== SET EXERCISE ==
Copy word for word the lines in the records below, starting at the line with "Output the Python" and ending at the line with "bg.axis('off')". Skip the pictures.

══ ENTRIES SHOWN

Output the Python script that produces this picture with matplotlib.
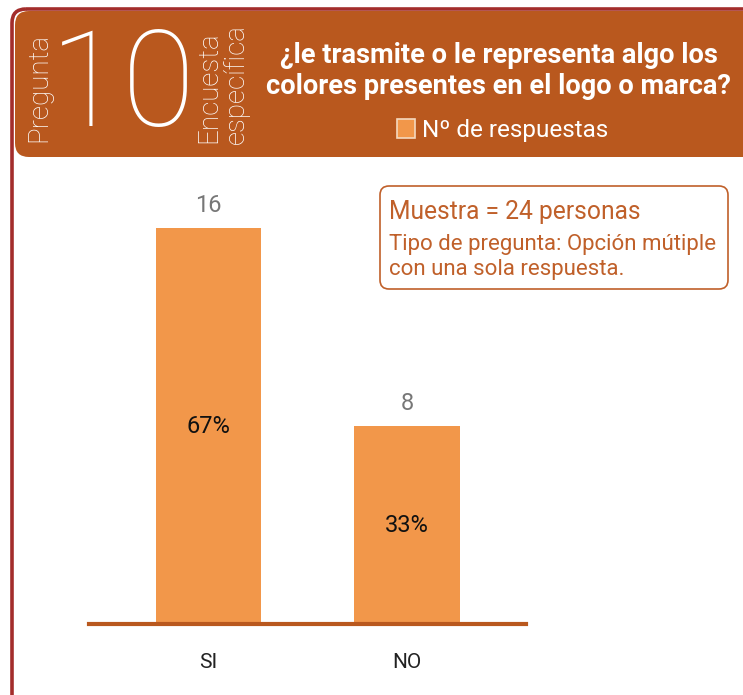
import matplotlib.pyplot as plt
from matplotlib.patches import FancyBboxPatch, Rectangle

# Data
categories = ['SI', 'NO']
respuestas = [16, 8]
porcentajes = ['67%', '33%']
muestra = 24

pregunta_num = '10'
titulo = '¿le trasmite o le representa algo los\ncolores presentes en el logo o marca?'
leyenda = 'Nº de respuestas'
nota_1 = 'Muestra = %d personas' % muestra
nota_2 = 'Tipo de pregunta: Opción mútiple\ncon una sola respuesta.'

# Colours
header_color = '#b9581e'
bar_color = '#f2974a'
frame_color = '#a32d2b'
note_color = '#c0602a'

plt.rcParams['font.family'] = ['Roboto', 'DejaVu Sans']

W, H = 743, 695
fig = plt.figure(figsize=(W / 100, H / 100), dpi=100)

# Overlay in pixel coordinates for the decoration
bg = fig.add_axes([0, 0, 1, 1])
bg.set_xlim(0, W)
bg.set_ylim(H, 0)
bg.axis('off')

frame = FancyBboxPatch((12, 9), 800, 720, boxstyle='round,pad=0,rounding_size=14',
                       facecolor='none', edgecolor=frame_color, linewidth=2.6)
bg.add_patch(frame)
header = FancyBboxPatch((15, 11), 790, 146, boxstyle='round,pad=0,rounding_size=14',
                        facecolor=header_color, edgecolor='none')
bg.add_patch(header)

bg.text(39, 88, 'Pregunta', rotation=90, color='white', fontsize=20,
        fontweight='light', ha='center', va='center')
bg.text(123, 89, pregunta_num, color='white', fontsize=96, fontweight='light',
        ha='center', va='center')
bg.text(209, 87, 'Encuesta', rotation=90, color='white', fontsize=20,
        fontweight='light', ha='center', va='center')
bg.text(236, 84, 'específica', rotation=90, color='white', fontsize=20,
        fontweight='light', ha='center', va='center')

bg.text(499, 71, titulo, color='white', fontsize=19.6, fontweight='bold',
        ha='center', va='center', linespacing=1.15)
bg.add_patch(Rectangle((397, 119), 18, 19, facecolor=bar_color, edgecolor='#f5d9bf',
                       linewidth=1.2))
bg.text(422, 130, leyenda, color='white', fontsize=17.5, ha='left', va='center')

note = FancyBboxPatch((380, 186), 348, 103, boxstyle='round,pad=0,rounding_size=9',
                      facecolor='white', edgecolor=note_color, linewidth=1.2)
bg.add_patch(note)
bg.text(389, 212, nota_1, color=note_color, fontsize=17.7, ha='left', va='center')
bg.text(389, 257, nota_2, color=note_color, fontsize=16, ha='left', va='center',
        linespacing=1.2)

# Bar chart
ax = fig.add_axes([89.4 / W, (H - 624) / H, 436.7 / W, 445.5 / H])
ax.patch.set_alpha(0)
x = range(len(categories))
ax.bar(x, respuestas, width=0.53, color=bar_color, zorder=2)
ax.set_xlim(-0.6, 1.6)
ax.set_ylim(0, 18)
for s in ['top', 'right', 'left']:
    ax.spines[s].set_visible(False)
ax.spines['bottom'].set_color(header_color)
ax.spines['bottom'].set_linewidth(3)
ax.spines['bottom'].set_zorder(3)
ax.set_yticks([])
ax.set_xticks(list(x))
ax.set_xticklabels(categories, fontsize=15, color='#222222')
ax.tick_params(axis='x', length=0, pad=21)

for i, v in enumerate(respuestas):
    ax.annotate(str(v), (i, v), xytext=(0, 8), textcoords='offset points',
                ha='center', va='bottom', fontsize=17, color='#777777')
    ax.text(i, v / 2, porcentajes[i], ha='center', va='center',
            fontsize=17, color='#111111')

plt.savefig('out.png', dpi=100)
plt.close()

════
══ ENTRIES SHOWN

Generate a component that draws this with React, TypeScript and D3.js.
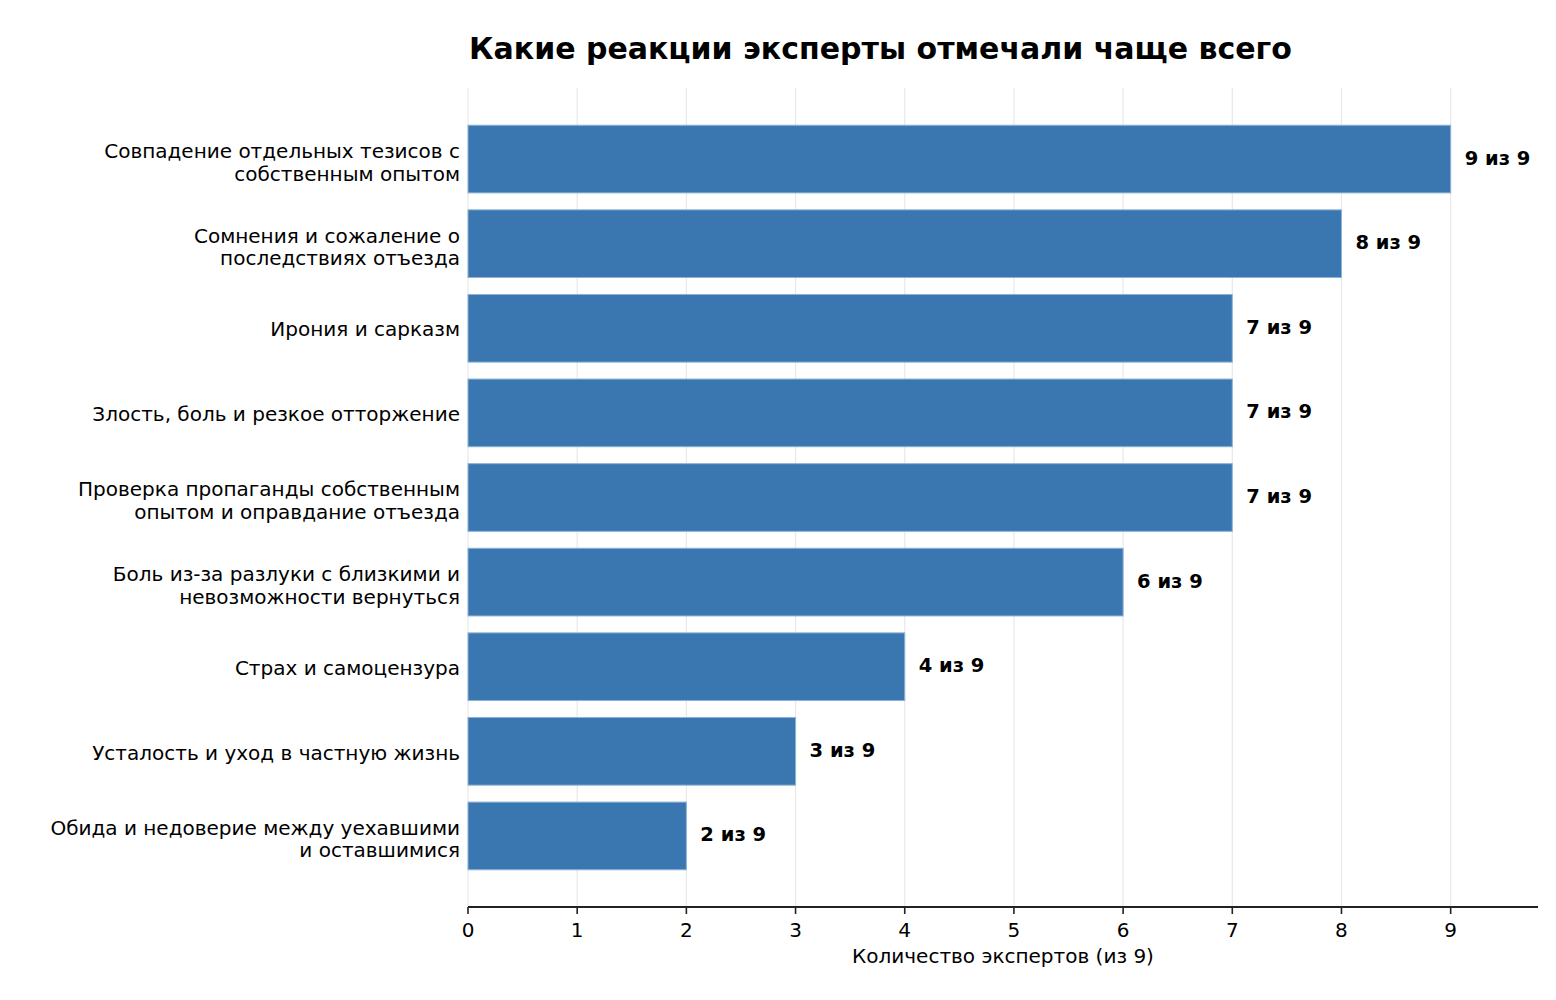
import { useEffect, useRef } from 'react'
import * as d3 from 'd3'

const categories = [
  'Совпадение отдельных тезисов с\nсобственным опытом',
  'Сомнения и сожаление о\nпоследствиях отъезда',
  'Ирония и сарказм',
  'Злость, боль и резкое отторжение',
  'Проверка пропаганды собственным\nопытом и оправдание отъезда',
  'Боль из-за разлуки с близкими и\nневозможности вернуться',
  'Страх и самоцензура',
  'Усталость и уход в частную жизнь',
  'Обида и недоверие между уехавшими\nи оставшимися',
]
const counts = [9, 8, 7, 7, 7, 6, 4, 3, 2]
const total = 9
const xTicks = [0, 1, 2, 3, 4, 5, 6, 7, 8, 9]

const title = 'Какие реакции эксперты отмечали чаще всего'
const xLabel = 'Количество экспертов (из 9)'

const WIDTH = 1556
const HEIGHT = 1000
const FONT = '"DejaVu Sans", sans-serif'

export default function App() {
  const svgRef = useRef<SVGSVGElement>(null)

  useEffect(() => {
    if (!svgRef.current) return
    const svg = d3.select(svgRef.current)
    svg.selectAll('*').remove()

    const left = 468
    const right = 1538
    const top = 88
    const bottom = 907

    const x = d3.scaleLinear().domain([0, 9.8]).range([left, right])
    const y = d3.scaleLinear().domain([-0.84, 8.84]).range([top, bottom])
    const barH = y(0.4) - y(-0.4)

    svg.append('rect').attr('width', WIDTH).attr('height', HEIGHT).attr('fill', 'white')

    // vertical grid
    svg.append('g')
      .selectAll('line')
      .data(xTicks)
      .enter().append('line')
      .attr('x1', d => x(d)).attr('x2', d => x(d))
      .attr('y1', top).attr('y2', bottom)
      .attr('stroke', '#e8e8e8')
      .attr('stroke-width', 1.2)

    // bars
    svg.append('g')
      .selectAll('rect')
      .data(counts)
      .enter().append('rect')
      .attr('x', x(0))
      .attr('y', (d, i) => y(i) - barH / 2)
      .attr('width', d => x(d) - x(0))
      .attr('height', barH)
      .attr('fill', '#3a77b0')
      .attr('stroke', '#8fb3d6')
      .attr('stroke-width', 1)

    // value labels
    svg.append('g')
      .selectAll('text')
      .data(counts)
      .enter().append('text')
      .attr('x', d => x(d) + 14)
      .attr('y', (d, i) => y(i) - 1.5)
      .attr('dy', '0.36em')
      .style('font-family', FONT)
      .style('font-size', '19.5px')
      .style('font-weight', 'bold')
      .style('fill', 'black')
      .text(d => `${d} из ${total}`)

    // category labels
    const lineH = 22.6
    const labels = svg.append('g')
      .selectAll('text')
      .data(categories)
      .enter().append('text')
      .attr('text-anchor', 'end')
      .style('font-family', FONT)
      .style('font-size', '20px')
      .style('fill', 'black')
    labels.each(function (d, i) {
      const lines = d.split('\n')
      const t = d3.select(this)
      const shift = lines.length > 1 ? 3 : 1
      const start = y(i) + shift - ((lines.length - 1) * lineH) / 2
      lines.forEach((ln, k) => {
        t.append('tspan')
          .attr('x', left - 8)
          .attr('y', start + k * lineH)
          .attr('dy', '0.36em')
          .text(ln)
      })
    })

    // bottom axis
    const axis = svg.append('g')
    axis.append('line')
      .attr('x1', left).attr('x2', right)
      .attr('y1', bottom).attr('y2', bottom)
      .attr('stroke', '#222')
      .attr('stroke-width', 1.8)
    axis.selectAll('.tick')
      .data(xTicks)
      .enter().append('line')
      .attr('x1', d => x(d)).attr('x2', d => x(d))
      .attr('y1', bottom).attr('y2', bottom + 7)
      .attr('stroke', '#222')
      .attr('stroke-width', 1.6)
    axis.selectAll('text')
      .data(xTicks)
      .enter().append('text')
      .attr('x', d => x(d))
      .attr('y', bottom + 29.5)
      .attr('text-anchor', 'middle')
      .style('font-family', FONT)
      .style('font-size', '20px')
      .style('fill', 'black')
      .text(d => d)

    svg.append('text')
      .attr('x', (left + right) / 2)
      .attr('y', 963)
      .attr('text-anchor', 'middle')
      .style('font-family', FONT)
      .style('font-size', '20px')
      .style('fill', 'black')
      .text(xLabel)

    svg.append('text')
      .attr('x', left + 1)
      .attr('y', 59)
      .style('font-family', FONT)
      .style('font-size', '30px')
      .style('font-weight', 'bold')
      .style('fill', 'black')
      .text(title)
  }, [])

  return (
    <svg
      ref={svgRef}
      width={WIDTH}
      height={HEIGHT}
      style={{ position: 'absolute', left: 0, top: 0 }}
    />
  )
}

════

== EXERCISE OUTPUT ==
Output the Python script that produces this picture with matplotlib.
import matplotlib.pyplot as plt
from matplotlib.patches import FancyBboxPatch, Rectangle

# Data
categories = ['SI', 'NO']
respuestas = [16, 8]
porcentajes = ['67%', '33%']
muestra = 24

pregunta_num = '10'
titulo = '¿le trasmite o le representa algo los\ncolores presentes en el logo o marca?'
leyenda = 'Nº de respuestas'
nota_1 = 'Muestra = %d personas' % muestra
nota_2 = 'Tipo de pregunta: Opción mútiple\ncon una sola respuesta.'

# Colours
header_color = '#b9581e'
bar_color = '#f2974a'
frame_color = '#a32d2b'
note_color = '#c0602a'

plt.rcParams['font.family'] = ['Roboto', 'DejaVu Sans']

W, H = 743, 695
fig = plt.figure(figsize=(W / 100, H / 100), dpi=100)

# Overlay in pixel coordinates for the decoration
bg = fig.add_axes([0, 0, 1, 1])
bg.set_xlim(0, W)
bg.set_ylim(H, 0)
bg.axis('off')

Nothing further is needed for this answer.